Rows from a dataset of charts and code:
++++++++

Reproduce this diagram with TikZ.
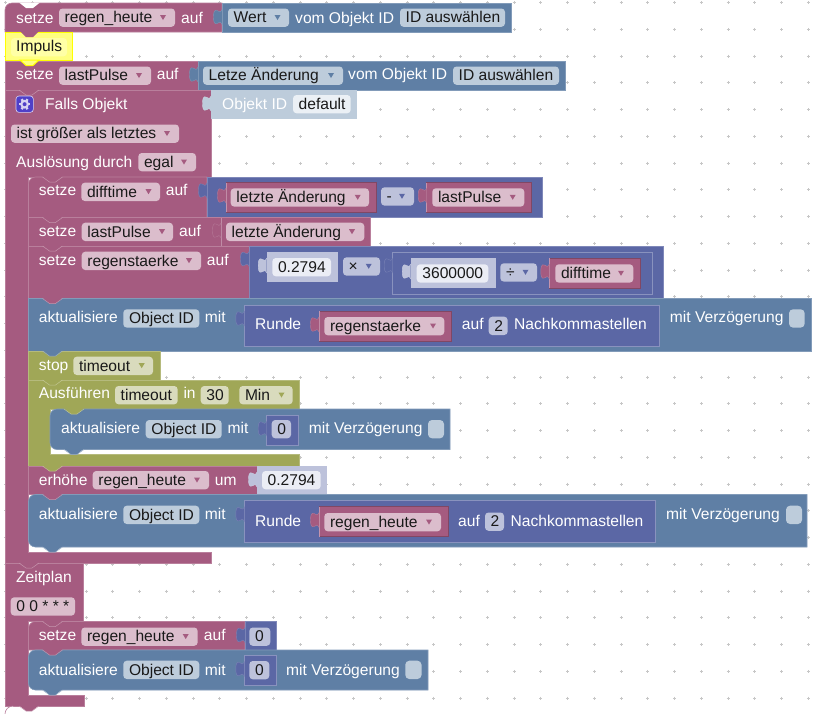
\documentclass[tikz,border=0pt]{standalone}
\usepackage{fontspec}
\setmainfont{Liberation Sans}
\definecolor{rose}{HTML}{A55B80}
\definecolor{froseb}{HTML}{DBBDCC}
\definecolor{blu}{HTML}{5F7FA5}
\definecolor{fblu}{HTML}{BDCCDB}
\definecolor{ind}{HTML}{5B67A5}
\definecolor{find}{HTML}{BDC2DB}
\definecolor{oli}{HTML}{A0A757}
\definecolor{foli}{HTML}{D9DBBD}
\definecolor{wind}{HTML}{EBEDF5}
\definecolor{wblu}{HTML}{EBF0F5}
\definecolor{yel}{HTML}{FFFF00}
\definecolor{fyel}{HTML}{FFFF80}
\definecolor{icon}{HTML}{5040C8}
\definecolor{gearc}{HTML}{D8D2F2}
\newcounter{lc}
\tikzset{
  txt/.style={anchor=base west,inner sep=0pt,font=\fontsize{15.6}{18}\selectfont},
  lbl/.style={txt,text=white},
  val/.style={txt,text=black!90},
  fieldbox/.style={rounded corners=3.5pt},
  edge/.style={line width=.6pt}
}
% blocks
\newcommand\blk[5]{\path[edge,fill=#1,draw=#1!78!white] (#2,#3) rectangle (#4,#5);}
\newcommand\blkr[5]{\path[edge,fill=#1,draw=#1!78!white] (#2,#5) [rounded corners=7pt] -- (#2,#3) [sharp corners] -- (#4,#3) -- (#4,#5) -- cycle;}
\newcommand\blkrb[5]{\path[edge,fill=#1,draw=#1!78!white] (#4,#3) [sharp corners] -- (#2+7,#3) [rounded corners=7pt] -- (#2,#3) -- (#2,#5) [sharp corners] -- (#4,#5) -- cycle;}
\newcommand\inb[5]{\path[edge,fill=#1,draw=#1!72!white] (#2,#3) rectangle (#4,#5);}
\newcommand\inr[5]{\path[edge,fill=#1,draw=#1!78!black] (#2,#3) rectangle (#4,#5); \draw[edge,#1!65!white] (#2,#5) -- (#2,#3);}
% puzzle socket: colour, x of block left, top y
\newcommand\sock[3]{\path[fill=#1,draw=#1!82!white,line width=.4pt] (#2,#3) .. controls (#2-1,#3+3) and (#2-3,#3+3) .. (#2-5,#3+1) .. controls (#2-8,#3-.5) and (#2-8.5,#3+4) .. (#2-8.5,#3+7.5) .. controls (#2-8.5,#3+11) and (#2-8,#3+15.5) .. (#2-5,#3+14) .. controls (#2-3,#3+12) and (#2-1,#3+12) .. (#2,#3+15);}
% next-statement tab: colour, x of block left, y of lower edge
\newcommand\tb[3]{\path[fill=#1] (#2+14,#3-1) -- (#2+21,#3+5) -- (#2+27,#3+5) -- (#2+34,#3-1) -- cycle; \draw[line width=.5pt,#1!65!white] (#2+14,#3) -- (#2+21,#3+5) -- (#2+27,#3+5) -- (#2+34,#3);}
% texts
\newcommand\lab[3]{\stepcounter{lc}\node[lbl] (n\arabic{lc}) at (#1,#2) {#3};}
\newcommand\fld[5]{\stepcounter{lc}\fill[#1,fieldbox] (#2,#4) rectangle (#3,#4+18.3); \node[val] (n\arabic{lc}) at (#2+5.5,#4+14.4) {#5};}
\newcommand\dd[7]{\stepcounter{lc}\fill[#1,fieldbox] (#3,#6) rectangle (#4,#6+18.3); \node[val] (n\arabic{lc}) at (#3+5.5,#6+14.4) {#7}; \fill[#2] (#5-3,#6+6.5) -- (#5+3,#6+6.5) -- (#5,#6+11.5) -- cycle;}
\begin{document}
\begin{tikzpicture}[x=1pt,y=-1pt]
\useasboundingbox (0,0) rectangle (819,713);
\fill[white] (0,0) rectangle (819,713);
% grid
\foreach \i in {0,...,30}{\foreach \j in {0,...,26}{
  \pgfmathsetmacro\gx{5.75+26.75*\i}\pgfmathsetmacro\gy{2.5+26.75*\j}
  \draw[black!22,line width=.6pt] (\gx-1.5,\gy) -- (\gx+1.5,\gy) (\gx,\gy-1.5) -- (\gx,\gy+1.5);
}}
% ---- row 1
\blkr{rose}{5}{3}{222}{32}
\blk{blu}{222}{3}{511}{32}
\sock{blu}{222}{9.5}
\fill[white] (19,2.5) -- (26,8) -- (33,8) -- (40,2.5) -- cycle;
\lab{16}{23}{setze}
\dd{froseb}{rose}{59}{175}{163}{8.5}{regen\_heute}
\lab{181}{23}{auf}
\dd{fblu}{blu}{228}{289}{277.5}{8.5}{Wert}
\lab{295}{23}{vom Objekt ID}
\fld{fblu}{400}{505}{8.5}{ID auswählen}
% ---- Impuls
\path[fill=fyel,draw=yel,line width=1.2pt] (5.6,32.6) rectangle (72.8,60.6);
\fill[rose] (20,31) -- (26,37) -- (33,37) -- (39,31) -- cycle;
\fld{fyel!70!white}{11}{67}{38}{}
\stepcounter{lc}\node[val] (n\arabic{lc}) at (16,51) {Impuls};
% ---- lastPulse
\blk{rose}{5}{61}{198}{90}
\blk{blu}{198}{61}{565}{90}
\sock{blu}{198}{67}
\path[fill=fyel,draw=yel,line width=1pt] (20,60) -- (26,65.5) -- (33,65.5) -- (39,60) -- cycle;
\lab{16}{79.5}{setze}
\dd{froseb}{rose}{59}{151}{139}{66.5}{lastPulse}
\lab{156.7}{79.5}{auf}
\dd{fblu}{blu}{203}{343}{331}{66.5}{Letze Änderung}
\lab{348}{79.5}{vom Objekt ID}
\fld{fblu}{453}{559}{66.5}{ID auswählen}
% ---- Falls Objekt C-block
\path[fill=rose,draw=rose!78!white,edge] (5,90) -- (211,90) -- (211,177) -- (28.5,177) -- (28.5,552) -- (211,552) -- (211,563) -- (5,563) -- cycle;
\tb{rose}{5}{90}
\fill[fblu] (211,90) rectangle (357,118.5);
\sock{fblu}{211}{96}
\path[fill=icon,draw=gearc,line width=.6pt,rounded corners=3pt] (16,96) rectangle (33.3,112.4);
\foreach \a in {0,60,...,300}{\draw[gearc,line width=2.3pt] (24.6,104.2) -- ++(\a:5.8);}
\fill[gearc] (24.6,104.2) circle (4.4pt);
\fill[icon] (24.6,104.2) circle (2pt);
\lab{45}{109}{Falls Objekt}
\lab{222}{109}{Objekt ID}
\fld{wblu}{293}{350.7}{95}{default}
\dd{froseb}{rose}{11}{179}{167}{124.5}{ist größer als letztes}
\lab{16}{167}{Auslösung durch}
\dd{froseb}{rose}{138.3}{196}{184}{153}{egal}
% ---- setze difftime
\blkr{rose}{28.5}{177}{207}{217.5}
\blk{ind}{207}{177}{542.5}{217.5}
\tb{rose}{28.5}{177}
\sock{ind}{207}{183}
\lab{38.7}{195.7}{setze}
\dd{froseb}{rose}{81.3}{160}{148.5}{182.7}{difftime}
\lab{165.7}{195.7}{auf}
\inr{rose}{226}{182.7}{376}{212.3}
\sock{rose}{226}{188}
\dd{froseb}{rose}{230.7}{369}{357.7}{188.3}{letzte Änderung}
\dd{find}{ind}{381}{414}{402}{187.3}{-}
\inr{rose}{426.7}{182.7}{531.7}{212.3}
\sock{rose}{426.7}{188}
\dd{froseb}{rose}{432.3}{524.3}{512.7}{188.3}{lastPulse}
% ---- setze lastPulse
\blk{rose}{28.5}{217.5}{370.7}{246}
\tb{rose}{28.5}{217.5}
\draw[edge,rose!70!white] (221,217.5) -- (221,246);
\sock{rose}{221}{223}
\lab{38.7}{236.5}{setze}
\dd{froseb}{rose}{81.7}{173}{162}{222.7}{lastPulse}
\lab{179}{236.5}{auf}
\dd{froseb}{rose}{226}{364.3}{352}{222.7}{letzte Änderung}
% ---- setze regenstaerke
\blk{rose}{28.5}{246}{249}{298.5}
\tb{rose}{28.5}{246}
\blk{ind}{249}{246}{663}{298.5}
\sock{ind}{249}{251.5}
\lab{38.7}{265}{setze}
\dd{froseb}{rose}{81.7}{201}{189}{251.7}{regenstaerke}
\lab{206.7}{265}{auf}
\fill[find] (266.7,252.3) rectangle (338,282.3);
\sock{find}{266.7}{258}
\fld{wind}{272.3}{331}{258}{0.2794}
\dd{find}{ind}{343}{380}{368.7}{257.3}{×}
\inb{ind}{392.7}{252.7}{652.7}{294.3}
\sock{ind}{392.7}{258}
\fill[find] (410.7,258.3) rectangle (495.7,288.3);
\sock{find}{410.7}{264}
\fld{wind}{416.7}{488.3}{264.3}{3600000}
\dd{find}{ind}{500.3}{537}{525.5}{263.3}{÷}
\inr{rose}{549.3}{258.3}{640}{288.3}
\sock{rose}{549.3}{264}
\dd{froseb}{rose}{555.3}{633.3}{621}{264.3}{difftime}
% ---- aktualisiere 1
\blk{blu}{28.5}{298.5}{811}{351}
\tb{rose}{28.5}{298.5}
\lab{38.7}{322.7}{aktualisiere}
\fld{fblu}{123.3}{199.3}{309.3}{Object ID}
\lab{204.7}{322.7}{mit}
\inb{ind}{244.3}{305}{659.3}{346}
\sock{ind}{244.3}{311}
\lab{255}{329.5}{Runde}
\inr{rose}{319}{311.3}{451.3}{341}
\sock{rose}{319}{317}
\dd{froseb}{rose}{324.3}{444.3}{433}{317}{regenstaerke}
\lab{461.7}{329.5}{auf}
\fld{find}{488.7}{507.7}{316.7}{2}
\lab{514}{329.5}{Nachkommastellen}
\lab{669.7}{322.7}{mit Verzögerung}
\fill[fblu,rounded corners=4pt] (789,309.3) rectangle (804.7,327.6);
% ---- stop
\blk{oli}{28.5}{351}{160}{380}
\tb{blu}{28.5}{351}
\lab{38.7}{370.7}{stop}
\dd{foli}{oli}{73.3}{153}{141.7}{356.7}{timeout}
% ---- Ausführen
\path[fill=oli,draw=oli!78!white,edge] (28.5,380) -- (299,380) -- (299,409) -- (50,409) -- (50,454.3) -- (299,454.3) -- (299,466) -- (28.5,466) -- cycle;
\tb{oli}{28.5}{380}
\lab{38.7}{398.3}{Ausführen}
\fld{foli}{115}{177.7}{386}{timeout}
\lab{183.3}{398.3}{in}
\fld{foli}{200.7}{228.7}{386}{30}
\dd{foli}{oli}{239.3}{292.7}{281.5}{386}{Min}
\blkrb{blu}{50}{409}{450}{449.5}
\tb{oli}{50}{409}
\tb{blu}{50}{449.5}
\lab{61}{433.3}{aktualisiere}
\fld{fblu}{145.7}{221.7}{420}{Object ID}
\lab{227.5}{433.3}{mit}
\inb{ind}{266.7}{415}{298.5}{445}
\sock{ind}{266.7}{421}
\fld{find}{271.7}{291}{420}{0}
\lab{308.7}{433.3}{mit Verzögerung}
\fill[fblu,rounded corners=4pt] (428,420) rectangle (444,438.3);
% ---- erhöhe
\blk{rose}{28.5}{466}{257}{494.5}
\tb{oli}{28.5}{466}
\fill[find] (257,466) rectangle (327,494.5);
\sock{find}{257}{472}
\lab{38.7}{485}{erhöhe}
\dd{froseb}{rose}{92.7}{209}{197}{471}{regen\_heute}
\lab{214.7}{485}{um}
\fld{wind}{262}{320.7}{471}{0.2794}
% ---- aktualisiere 2
\blkrb{blu}{28.5}{494.5}{807}{547}
\tb{rose}{28.5}{494.5}
\tb{blu}{28.5}{547}
\lab{38.7}{519}{aktualisiere}
\fld{fblu}{123.3}{199.3}{505.7}{Object ID}
\lab{204.7}{519}{mit}
\inb{ind}{244.3}{500.7}{655}{542}
\sock{ind}{244.3}{506.7}
\lab{255}{526}{Runde}
\inr{rose}{319}{506.7}{448}{536.7}
\sock{rose}{319}{512.5}
\dd{froseb}{rose}{324.3}{441}{429}{513}{regen\_heute}
\lab{458}{526}{auf}
\fld{find}{485}{504}{512.5}{2}
\lab{510.5}{526}{Nachkommastellen}
\lab{666}{519}{mit Verzögerung}
\fill[fblu,rounded corners=4pt] (786,505.7) rectangle (802,524);
% ---- Zeitplan
\path[fill=rose,draw=rose!78!white,edge] (84,706) [sharp corners] -- (5,706) -- (5,706) -- (5,563) -- (83.5,563) -- (83.5,621.5) -- (28.5,621.5) -- (28.5,695) -- (84,695) -- cycle;
\fill[white] (4,698) -- (4,707) -- (13,707) -- (13,706.3) arc[start angle=90,end angle=180,radius=7.7pt] -- cycle;
\draw[edge,rose!78!white] (13,706) arc[start angle=90,end angle=180,radius=8pt];
\tb{rose}{5}{563}
\tb{rose}{5}{706}
\lab{16}{582.7}{Zeitplan}
\fld{froseb}{10.7}{75}{597.3}{0 0 * * *}
% ---- setze regen_heute
\blkr{rose}{28.5}{621.5}{245}{650}
\blk{ind}{245}{621.5}{276.7}{650}
\tb{rose}{28.5}{621.5}
\sock{ind}{245}{627.5}
\lab{38.7}{640}{setze}
\dd{froseb}{rose}{81.3}{197.7}{185.7}{627.5}{regen\_heute}
\lab{203.7}{640}{auf}
\fld{find}{249.3}{270.3}{627.5}{0}
% ---- aktualisiere 3
\blkrb{blu}{28.5}{650}{428}{690}
\tb{rose}{28.5}{650}
\tb{blu}{28.5}{690}
\lab{38.7}{675}{aktualisiere}
\fld{fblu}{123.3}{199.3}{660.7}{Object ID}
\lab{204.7}{675}{mit}
\inb{ind}{244.3}{655.7}{276}{685.7}
\sock{ind}{244.3}{661.5}
\fld{find}{249.3}{269.3}{661}{0}
\lab{286}{675}{mit Verzögerung}
\fill[fblu,rounded corners=4pt] (405.3,660.7) rectangle (421.5,679);
\end{tikzpicture}
\end{document}
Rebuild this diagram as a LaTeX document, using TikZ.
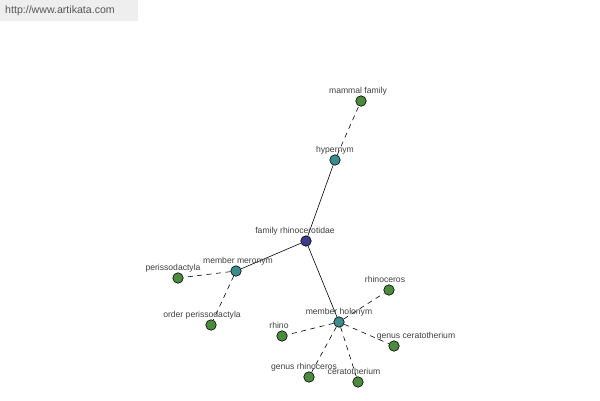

++++++++

[The task]:
Find all lines with "diagram" in them and copy each one.

[Solution to this exercise]:
Reproduce this diagram with TikZ.
Rebuild this diagram as a LaTeX document, using TikZ.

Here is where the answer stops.